▸ WHAT TO PRODUCE: Begin the copy with the line that contains "What matplotlib code" and end it with the line that contains "1.90, 1.92, 1.93]". Print these lines exactly and omit all pictures.

(Plotting code records)
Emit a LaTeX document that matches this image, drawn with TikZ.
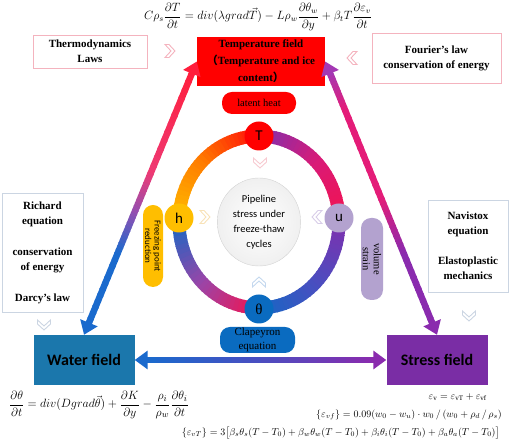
\documentclass[tikz,border=0pt]{standalone}
\usepackage{fontspec}
\setmainfont{Liberation Serif}
\setsansfont{Carlito}
\newfontfamily\cjk{Noto Sans CJK SC}
\usepackage{amsmath}
\usetikzlibrary{
  positioning,
  arrows.meta,
  calc,
  shapes.geometric
}
\definecolor{tempred}{HTML}{FF0000}
\definecolor{waterblue}{HTML}{1B77AC}
\definecolor{stresspurple}{HTML}{7A2DA5}
\definecolor{ballgold}{HTML}{FFBE00}
\definecolor{balllilac}{HTML}{B3A2CF}
\definecolor{ballblue}{HTML}{0A6BC0}
\definecolor{lawpink}{HTML}{F4B3BE}
\definecolor{lawgrey}{HTML}{CBD5E2}
\definecolor{ringred}{HTML}{FF0A0A}
\definecolor{ringorange}{HTML}{FF7A00}
\definecolor{ringpink}{HTML}{F5124E}
\definecolor{ringmagenta}{HTML}{D81B78}
\definecolor{ringpurple}{HTML}{7E30AE}
\definecolor{ringviolet}{HTML}{9A45A8}
\definecolor{ringindigo}{HTML}{4A4EC0}
\definecolor{ringblue}{HTML}{1668C4}
\definecolor{arrowred}{HTML}{FF1E3C}
\definecolor{arrowpink}{HTML}{EE3A74}
\definecolor{arrowviolet}{HTML}{9250B2}
\definecolor{arrowblue}{HTML}{1A6ACD}
\definecolor{arrowmagenta}{HTML}{E41C78}
\definecolor{arrowplum}{HTML}{A438B4}
\definecolor{arrowpurple}{HTML}{8A2BAE}
\definecolor{hintyellow}{HTML}{F8E2B8}
\definecolor{hintlilac}{HTML}{D8CDE8}
\definecolor{hintblue}{HTML}{C4D8EE}

% shaft of a colour-graded arrow: from, to, width, stops
\newcommand{\gradshaft}[4]{%
  \foreach \s/\e/\ca/\cb in {#4} {
    \foreach \k in {0,...,11} {
      \pgfmathsetmacro\ta{\s+(\e-\s)*\k/12}
      \pgfmathsetmacro\tb{\s+(\e-\s)*(\k+1.25)/12}
      \pgfmathtruncatemacro\p{100-(\k+0.5)*100/12}
      \draw[line width=#3, \ca!\p!\cb] ($(#1)!\ta!(#2)$) -- ($(#1)!\tb!(#2)$);
    }
  }
}

\begin{document}
\begin{tikzpicture}[
  x=1pt, y=1pt,
  lawbox/.style={draw, fill=white, line width=0.8pt, align=center,
                 font=\bfseries\fontsize{11}{15}\selectfont},
  fieldbox/.style={minimum width=101, minimum height=50, inner sep=0pt,
                   font=\sffamily\bfseries\fontsize{16}{16}\selectfont},
  ball/.style={circle, minimum size=29, inner sep=0pt,
               font=\sffamily\fontsize{15}{15}\selectfont},
  pill/.style={rounded corners=10pt, inner sep=0pt, align=center},
  bigtip/.style={line width=6pt, -{Triangle[length=13pt,width=18pt]}},
  chev/.pic={\draw[line width=0.9pt, line join=miter]
     (-5,6.5) -- (-1,6.5) -- (5,0) -- (-1,-6.5) -- (-5,-6.5) -- (1,0) -- cycle;},
]
  \useasboundingbox (0,0) rectangle (512,444);

  % ring
  \coordinate (ring) at (259,222);
  \foreach \sa/\ea/\ca/\cb in {0/45/ringpink/ringmagenta, 45/90/ringmagenta/ringpurple,
      90/135/ringred/ringorange, 135/180/ringorange/ballgold,
      180/225/ringblue/ringviolet, 225/270/ringviolet/ringpink,
      270/315/ringblue/ringindigo, 315/360/ringindigo/ringpurple} {
    \foreach \k in {0,...,14} {
      \pgfmathsetmacro\aa{\sa+(\ea-\sa)*\k/15}
      \pgfmathsetmacro\ab{\sa+(\ea-\sa)*(\k+1.3)/15}
      \pgfmathtruncatemacro\p{100-(\k+0.5)*100/15}
      \draw[line width=13pt, \ca!\p!\cb] (ring) ++(\aa:80 and 86)
        arc[start angle=\aa, end angle=\ab, x radius=80, y radius=86];
    }
  }
  \node[ellipse, draw=gray!35, inner color=white, outer color=gray!12,
        minimum width=80, minimum height=88, align=center,
        font=\sffamily\fontsize{10.5}{15}\selectfont] (core) at (ring)
        {Pipeline\\stress under\\freeze-thaw\\cycles};

  \node[ball, fill=tempred] (T) at (259,308) {T};
  \node[ball, fill=ballgold] (h) at (179,226) {h};
  \node[ball, fill=balllilac] (u) at (339,226) {u};
  \node[ball, fill=ballblue, font=\fontsize{15}{15}\selectfont] (theta) at (259,135) {θ};

  \node[pill, fill=tempred, minimum width=74, minimum height=22,
        font=\fontsize{10.5}{12}\selectfont] (latent) at (259,341) {latent heat};
  \node[pill, fill=ballgold, rotate=-90, minimum width=82, minimum height=20,
        font=\sffamily\fontsize{9}{9.5}\selectfont] (freeze) at (153,198)
        {Freezing point\\reduction};
  \node[pill, fill=balllilac, rotate=-90, minimum width=82, minimum height=22,
        font=\fontsize{10.5}{11}\selectfont] (volume) at (372,185) {volume\\strain};
  \node[pill, fill=ballblue, minimum width=75, minimum height=26,
        font=\fontsize{11}{14}\selectfont] (clapeyron) at (257.5,104)
        {Clapeyron\\equation};

  % fields
  \node[fill=tempred, minimum width=128, minimum height=49, inner sep=0pt,
        align=center, font=\bfseries\fontsize{11}{17}\selectfont] (temp) at (261,382.5)
        {Temperature field\\{\cjk （}Temperature and ice\\content{\cjk ）}};
  \node[fieldbox, fill=waterblue] (water) at (84,84) {Water field};
  \node[fieldbox, fill=stresspurple] (stress) at (437,84) {Stress field};

  % laws
  \node[lawbox, draw=lawpink, minimum width=114, minimum height=33] (thermo)
        at (90,392.5) {Thermodynamics\\Laws};
  \node[lawbox, draw=lawpink, minimum width=129, minimum height=50] (fourier)
        at (436.5,386) {Fourier's law\\conservation of energy};
  \node[lawbox, draw=lawgrey, minimum width=81, minimum height=119] (richard)
        at (42.5,191.5) {Richard\\equation\\[16pt]conservation\\of energy\\[16pt]Darcy's law};
  \node[lawbox, draw=lawgrey, minimum width=80, minimum height=92] (navistox)
        at (468,198) {Navistox\\equation\\[15pt]Elastoplastic\\mechanics};

  % chevrons
  \pic[color=lawpink] at (170,393) {chev};
  \pic[color=lawpink, rotate=180] at (352,386) {chev};
  \pic[color=lawpink!70, rotate=-90] at (260,281) {chev};
  \pic[color=hintyellow] at (205,227) {chev};
  \pic[color=hintlilac, rotate=180] at (317,227) {chev};
  \pic[color=hintblue, rotate=90] at (259,162) {chev};
  \pic[color=lawgrey, rotate=-90] at (44,119) {chev};
  \pic[color=lawgrey, rotate=-90] at (469,128) {chev};

  % arrows
  \coordinate (la) at ($(temp.west)!12pt!(water.north)$);
  \coordinate (lb) at ($(water.north)!12pt!(temp.west)$);
  \gradshaft{la}{lb}{6.5pt}{0/0.4/arrowred/arrowpink, 0.4/0.56/arrowpink/arrowviolet,
      0.56/0.72/arrowviolet/arrowblue, 0.72/1/arrowblue/arrowblue}
  \draw[bigtip, arrowred] ($(temp.west)!15pt!(water.north)$) -- (temp.west);
  \draw[bigtip, arrowblue] ($(water.north)!15pt!(temp.west)$) -- (water.north);

  \coordinate (ra) at ($(temp.east)!12pt!(stress.north)$);
  \coordinate (rb) at ($(stress.north)!12pt!(temp.east)$);
  \gradshaft{ra}{rb}{6.5pt}{0/0.15/arrowplum/arrowmagenta, 0.15/0.5/arrowmagenta/arrowmagenta,
      0.5/0.72/arrowmagenta/arrowpurple, 0.72/1/arrowpurple/arrowpurple}
  \draw[bigtip, arrowplum] ($(temp.east)!15pt!(stress.north)$) -- (temp.east);
  \draw[bigtip, arrowpurple] ($(stress.north)!15pt!(temp.east)$) -- (stress.north);

  \coordinate (ha) at ($(water.east)!12pt!(stress.west)$);
  \coordinate (hb) at ($(stress.west)!12pt!(water.east)$);
  \gradshaft{ha}{hb}{6.5pt}{0/0.5/arrowblue/ringindigo, 0.5/1/ringindigo/arrowpurple}
  \draw[bigtip, arrowblue] ($(water.east)!15pt!(stress.west)$) -- (water.east);
  \draw[bigtip, arrowpurple] ($(stress.west)!15pt!(water.east)$) -- (stress.west);

  % equations
  \node[font=\fontsize{11.8}{14}\selectfont] (eqheat) at (258,427)
    {$C\rho_s\dfrac{\partial T}{\partial t}=div(\lambda grad\vec{T})-L\rho_w\dfrac{\partial\theta_w}{\partial y}+\beta_t T\dfrac{\partial\varepsilon_v}{\partial t}$};
  \node[font=\fontsize{12.5}{14}\selectfont] (eqwater) at (99,39)
    {$\dfrac{\partial\theta}{\partial t}=div(Dgrad\vec{\theta})+\dfrac{\partial K}{\partial y}-\dfrac{\rho_i}{\rho_w}\dfrac{\partial\theta_i}{\partial t}$};
  \node[anchor=east, inner sep=0pt, font=\fontsize{10}{12}\selectfont] (eqstrain) at (487,47)
    {$\varepsilon_{\mathrm{v}}=\varepsilon_{\mathrm{vT}}+\varepsilon_{\mathrm{vf}}$};
  \node[anchor=east, inner sep=0pt, font=\fontsize{10}{12}\selectfont] (eqfrost) at (502,29)
    {$\left\{\varepsilon_{vf}\right\}=0.09(w_0-w_u)\cdot w_0\,/\,(w_0+\rho_d\,/\,\rho_s)$};
  \node[anchor=east, inner sep=0pt, font=\fontsize{10}{12}\selectfont] (eqthermal) at (500,11)
    {$\left\{\varepsilon_{vT}\right\}=3\big[\beta_s\theta_s(T-T_0)+\beta_w\theta_w(T-T_0)+\beta_i\theta_i(T-T_0)+\beta_a\theta_a(T-T_0)\big]$};
\end{tikzpicture}
\end{document}
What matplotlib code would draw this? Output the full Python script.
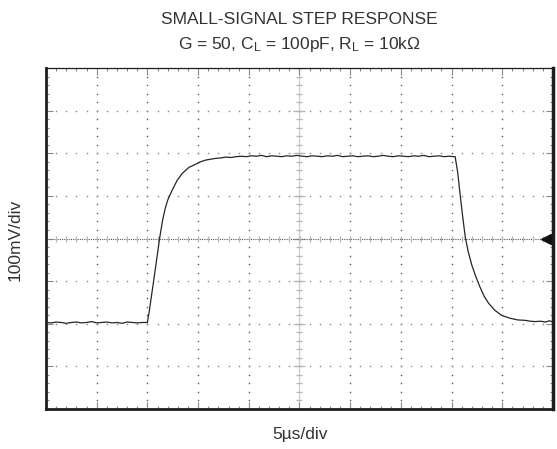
import numpy as np
import matplotlib
matplotlib.use("Agg")
import matplotlib.pyplot as plt

plt.rcParams['font.family'] = ['Liberation Sans', 'DejaVu Sans']
plt.rcParams['mathtext.fontset'] = 'custom'
plt.rcParams['mathtext.rm'] = 'Liberation Sans'
plt.rcParams['mathtext.it'] = 'Liberation Sans:italic'

# ---- data (in scope divisions) ----
low_t = [-5.0, -4.9, -4.8, -4.7, -4.6, -4.5, -4.4, -4.3, -4.2, -4.1, -4.0,
         -3.9, -3.8, -3.7, -3.6, -3.5, -3.4, -3.3, -3.2, -3.1, -3.0]
low_v = [-1.97, -1.98, -1.96, -1.97, -1.99, -1.97, -1.96, -1.98, -1.97, -1.95, -1.98,
         -1.97, -1.96, -1.98, -1.97, -1.99, -1.96, -1.97, -1.98, -1.97, -1.97]

rise_t = [-2.96, -2.92, -2.88, -2.84, -2.80, -2.76, -2.70, -2.65, -2.60, -2.51,
          -2.41, -2.31, -2.18, -2.05, -1.95, -1.85, -1.75, -1.65, -1.55, -1.45,
          -1.35, -1.25, -1.15]
rise_v = [-1.68, -1.35, -1.02, -0.68, -0.35, 0.00, 0.43, 0.70, 0.90, 1.14,
          1.37, 1.53, 1.67, 1.74, 1.80, 1.84, 1.86, 1.88, 1.89, 1.91,
          1.90, 1.92, 1.93]

high_t = [-1.05, -0.95, -0.85, -0.75, -0.65, -0.55, -0.45, -0.35, -0.25, -0.15,
          -0.05, 0.05, 0.15, 0.25, 0.35, 0.45, 0.55, 0.65, 0.75, 0.85, 0.95,
          1.05, 1.15, 1.25, 1.35, 1.45, 1.55, 1.65, 1.75, 1.85, 1.95, 2.05,
          2.15, 2.25, 2.35, 2.45, 2.55, 2.65, 2.75, 2.85, 2.95, 3.05]
high_v = [1.92, 1.94, 1.93, 1.95, 1.92, 1.94, 1.93, 1.92, 1.94, 1.93,
          1.95, 1.93, 1.92, 1.94, 1.93, 1.92, 1.94, 1.93, 1.95, 1.92, 1.93,
          1.94, 1.92, 1.93, 1.94, 1.92, 1.93, 1.95, 1.93, 1.92, 1.94, 1.93,
          1.92, 1.94, 1.93, 1.95, 1.92, 1.93, 1.94, 1.92, 1.93, 1.92]

fall_t = [3.07, 3.12, 3.17, 3.22, 3.27, 3.33, 3.40, 3.48, 3.56, 3.64, 3.73,
          3.85, 3.98, 4.15, 4.30, 4.45, 4.55, 4.65, 4.75, 4.85, 4.93, 5.0]
fall_v = [1.92, 1.55, 1.01, 0.50, 0.03, -0.32, -0.63, -0.90, -1.14, -1.35, -1.52,
          -1.68, -1.80, -1.87, -1.91, -1.92, -1.94, -1.95, -1.94, -1.96, -1.93, -1.96]

t = np.array(low_t + rise_t + high_t + fall_t)
v = np.array(low_v + rise_v + high_v + fall_v)

title_lines = ["SMALL-SIGNAL STEP RESPONSE",
               r"G = 50, C$_{\mathrm{L}}$ = 100pF, R$_{\mathrm{L}}$ = 10kΩ"]
x_label = "5µs/div"
y_label = "100mV/div"

fig = plt.figure(figsize=(5.57, 4.49), dpi=100)
ax = fig.add_axes([46/557, 1-409/449, (553-46)/557, (409-68)/449])
ax.set_xlim(-5, 5)
ax.set_ylim(-4, 4)

# dotted graticule
minor_x = np.arange(-5, 5.001, 0.2)
minor_y = np.arange(-4, 4.001, 0.2)
for k in range(-4, 5):
    if k == 0:
        continue
    ax.plot(np.full_like(minor_y, k), minor_y, ls='none', marker='s',
            ms=1.0, mec='none', mfc='#555555', zorder=1)
for k in range(-3, 4):
    if k == 0:
        continue
    ax.plot(minor_x, np.full_like(minor_x, k), ls='none', marker='s',
            ms=1.0, mec='none', mfc='#888888', zorder=1)

# center axes
ax.axvline(0, color='#cccccc', lw=0.9, zorder=1)
ax.plot(np.zeros_like(minor_y), minor_y, ls='none', marker='_', ms=4.5,
        mew=0.9, color='#b5b5b5', zorder=1)
ax.plot(np.zeros(9), np.arange(-4, 5), ls='none', marker='_', ms=8,
        mew=0.9, color='#b5b5b5', zorder=1)
ax.axhline(0, color='#555555', lw=0.8, ls=(0, (1, 1)), zorder=1)
ax.plot(minor_x, np.zeros_like(minor_x), ls='none', marker='|', ms=4,
        mew=0.9, color='#b5b5b5', zorder=1)

# trace
ax.plot(t, v, color='#262626', lw=0.9, zorder=3)

# ground marker arrow
ax.plot([4.86], [0], marker='<', ms=7, color='#111111', zorder=4, clip_on=False)
ax.plot([4.86, 5.0], [0, 0], color='#111111', lw=1.0, zorder=4)

# frame
for side, lw in [('left', 2.0), ('bottom', 2.0), ('right', 2.5), ('top', 0.9)]:
    ax.spines[side].set_linewidth(lw)
    ax.spines[side].set_color('#1e1e1e')

ax.set_xticks(np.arange(-5, 5.001, 1))
ax.set_yticks(np.arange(-4, 4.001, 1))
ax.set_xticks(minor_x, minor=True)
ax.set_yticks(minor_y, minor=True)
ax.tick_params(which='both', direction='in', top=True, right=True,
               labelbottom=False, labelleft=False, color='#888888')
ax.tick_params(which='major', length=5, width=0.8)
ax.tick_params(which='minor', length=2.5, width=0.8)

fs = 12.5
fig.text(299/557, 1-19/449, title_lines[0], ha='center', va='center',
         fontsize=fs, color='#333333')
fig.text(299/557, 1-45/449, title_lines[1], ha='center', va='center',
         fontsize=fs, color='#333333')
fig.text(300/557, 1-434/449, x_label, ha='center', va='center',
         fontsize=fs, color='#333333')
fig.text(15/557, 1-240/449, y_label, ha='center', va='center',
         rotation=90, fontsize=fs, color='#333333')

fig.savefig("out.png", dpi=100)
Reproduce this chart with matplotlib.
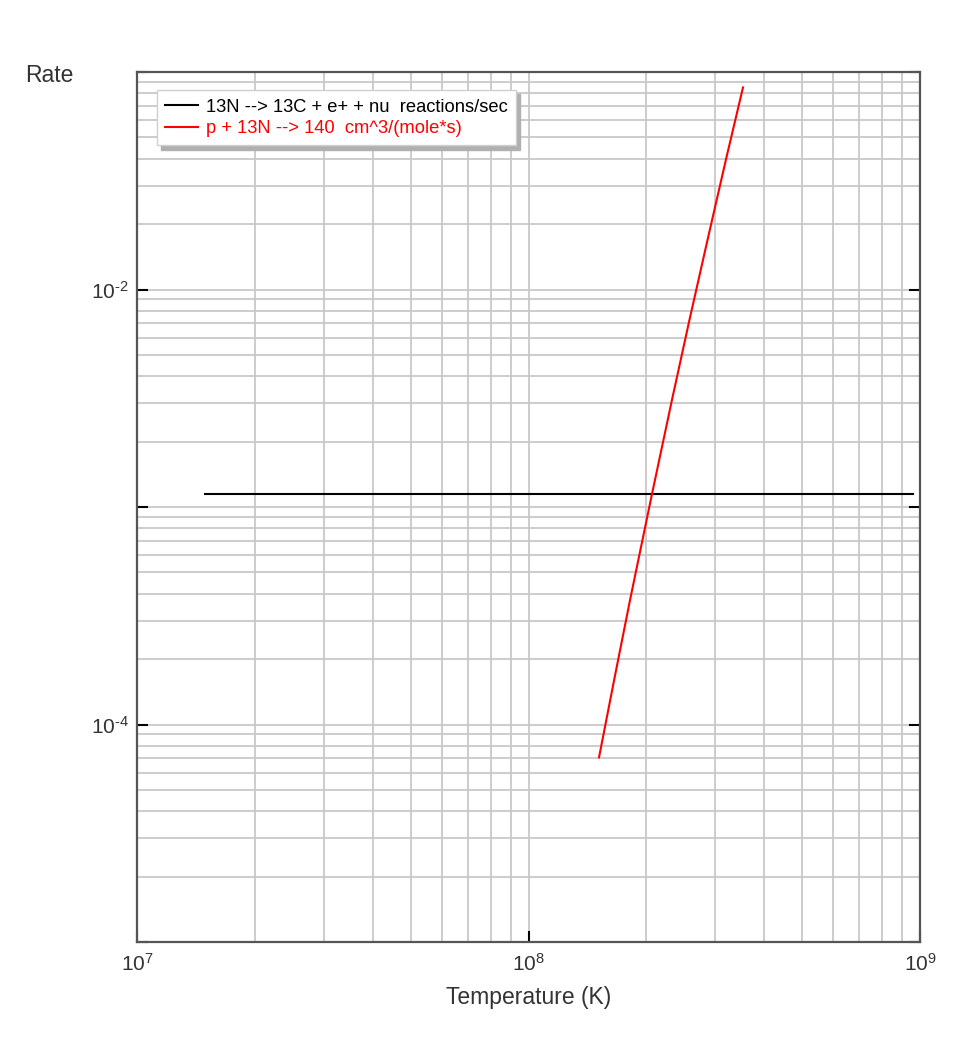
import matplotlib
matplotlib.use("Agg")
import matplotlib.pyplot as plt
from matplotlib.ticker import LogLocator, FixedLocator, NullFormatter

plt.rcParams["font.family"] = ["Liberation Sans", "DejaVu Sans"]
plt.rcParams["mathtext.fontset"] = "custom"
plt.rcParams["mathtext.rm"] = "Liberation Sans"
plt.rcParams["mathtext.it"] = "Liberation Sans:italic"

# 13N beta decay: constant rate (reactions/sec)
decay_T = [1.49e7, 9.6e8]
decay_rate = [1.15e-3, 1.15e-3]

# p + 13N capture rate
capture_T = [1.514e8, 1.659e8, 1.821e8, 2.068e8, 2.328e8, 2.579e8, 2.866e8, 3.192e8, 3.531e8]
capture_rate = [7.06e-5, 1.64e-4, 3.81e-4, 1.15e-3, 3.14e-3, 7.29e-3, 1.69e-2, 3.94e-2, 8.49e-2]

decay_label = "13N --> 13C + e+ + nu  reactions/sec"
capture_label = "p + 13N --> 140  cm^3/(mole*s)"

x_ticks = [1e7, 1e8, 1e9]
x_ticklabels = ["$10^{7}$", "$10^{8}$", "$10^{9}$"]
y_ticks = [1e-5, 1e-4, 1e-3, 1e-2, 1e-1]
y_ticklabels = ["", "$10^{\\text{-}4}$", "", "$10^{\\text{-}2}$", ""]

GRID = "#c8c8c8"
SPINE = "#555555"
TEXT = "#333333"

fig = plt.figure(figsize=(9.8, 10.47), dpi=100)
ax = fig.add_axes([137 / 980, 1 - 942 / 1047, (920 - 137) / 980, (942 - 72) / 1047])

ax.plot(decay_T, decay_rate, color="black", lw=1.5, label=decay_label)
ax.plot(capture_T, capture_rate, color="red", lw=1.5, label=capture_label)

ax.set_xscale("log")
ax.set_yscale("log")
ax.set_xlim(1e7, 1e9)
ax.set_ylim(1e-5, 1e-1)

# grid on every decade and sub-decade
ax.xaxis.set_minor_locator(LogLocator(base=10, subs=range(2, 10), numticks=20))
ax.yaxis.set_minor_locator(LogLocator(base=10, subs=range(2, 10), numticks=20))
ax.xaxis.set_minor_formatter(NullFormatter())
ax.yaxis.set_minor_formatter(NullFormatter())
ax.grid(True, which="both", color=GRID, lw=1.3)
ax.set_axisbelow(True)
ax.tick_params(which="minor", length=0)
ax.tick_params(which="major", direction="in", length=8, width=1.5, color="black",
               left=True, right=True, bottom=True, top=False,
               labelsize=15, labelcolor=TEXT)

ax.set_xticks(x_ticks)
ax.set_xticklabels(x_ticklabels)
ax.set_yticks(y_ticks)
ax.set_yticklabels(y_ticklabels)
ax.tick_params(axis="x", pad=8)
ax.tick_params(axis="y", pad=6)

for s in ax.spines.values():
    s.set_color(SPINE)
    s.set_linewidth(1.6)

ax.set_xlabel("Temperature (K)", fontsize=16.5, color=TEXT, labelpad=8)
fig.text(25 / 980, 1 - 75 / 1047, "Rate", fontsize=16.5, color=TEXT, va="center", ha="left")

leg = ax.legend(loc="upper left", bbox_to_anchor=(0.0255, 0.979), borderaxespad=0,
                fontsize=13.2, frameon=True, fancybox=False,
                shadow={"color": "#b0b0b0", "alpha": 1.0, "ox": 3, "oy": -3},
                handlelength=1.8, handletextpad=0.4, borderpad=0.45, labelspacing=0.25)
leg.get_frame().set_edgecolor("#d0d0d0")
leg.get_frame().set_linewidth(1.0)
leg.get_frame().set_alpha(1.0)
for txt, col in zip(leg.get_texts(), ["black", "red"]):
    txt.set_color(col)

fig.savefig("out.png", dpi=100, facecolor="white")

▸ PROBLEM SOLUTION:
What matplotlib code would draw this? Output the full Python script.
import numpy as np
import matplotlib
matplotlib.use("Agg")
import matplotlib.pyplot as plt

plt.rcParams['font.family'] = ['Liberation Sans', 'DejaVu Sans']
plt.rcParams['mathtext.fontset'] = 'custom'
plt.rcParams['mathtext.rm'] = 'Liberation Sans'
plt.rcParams['mathtext.it'] = 'Liberation Sans:italic'

# ---- data (in scope divisions) ----
low_t = [-5.0, -4.9, -4.8, -4.7, -4.6, -4.5, -4.4, -4.3, -4.2, -4.1, -4.0,
         -3.9, -3.8, -3.7, -3.6, -3.5, -3.4, -3.3, -3.2, -3.1, -3.0]
low_v = [-1.97, -1.98, -1.96, -1.97, -1.99, -1.97, -1.96, -1.98, -1.97, -1.95, -1.98,
         -1.97, -1.96, -1.98, -1.97, -1.99, -1.96, -1.97, -1.98, -1.97, -1.97]

rise_t = [-2.96, -2.92, -2.88, -2.84, -2.80, -2.76, -2.70, -2.65, -2.60, -2.51,
          -2.41, -2.31, -2.18, -2.05, -1.95, -1.85, -1.75, -1.65, -1.55, -1.45,
          -1.35, -1.25, -1.15]
rise_v = [-1.68, -1.35, -1.02, -0.68, -0.35, 0.00, 0.43, 0.70, 0.90, 1.14,
          1.37, 1.53, 1.67, 1.74, 1.80, 1.84, 1.86, 1.88, 1.89, 1.91,
          1.90, 1.92, 1.93]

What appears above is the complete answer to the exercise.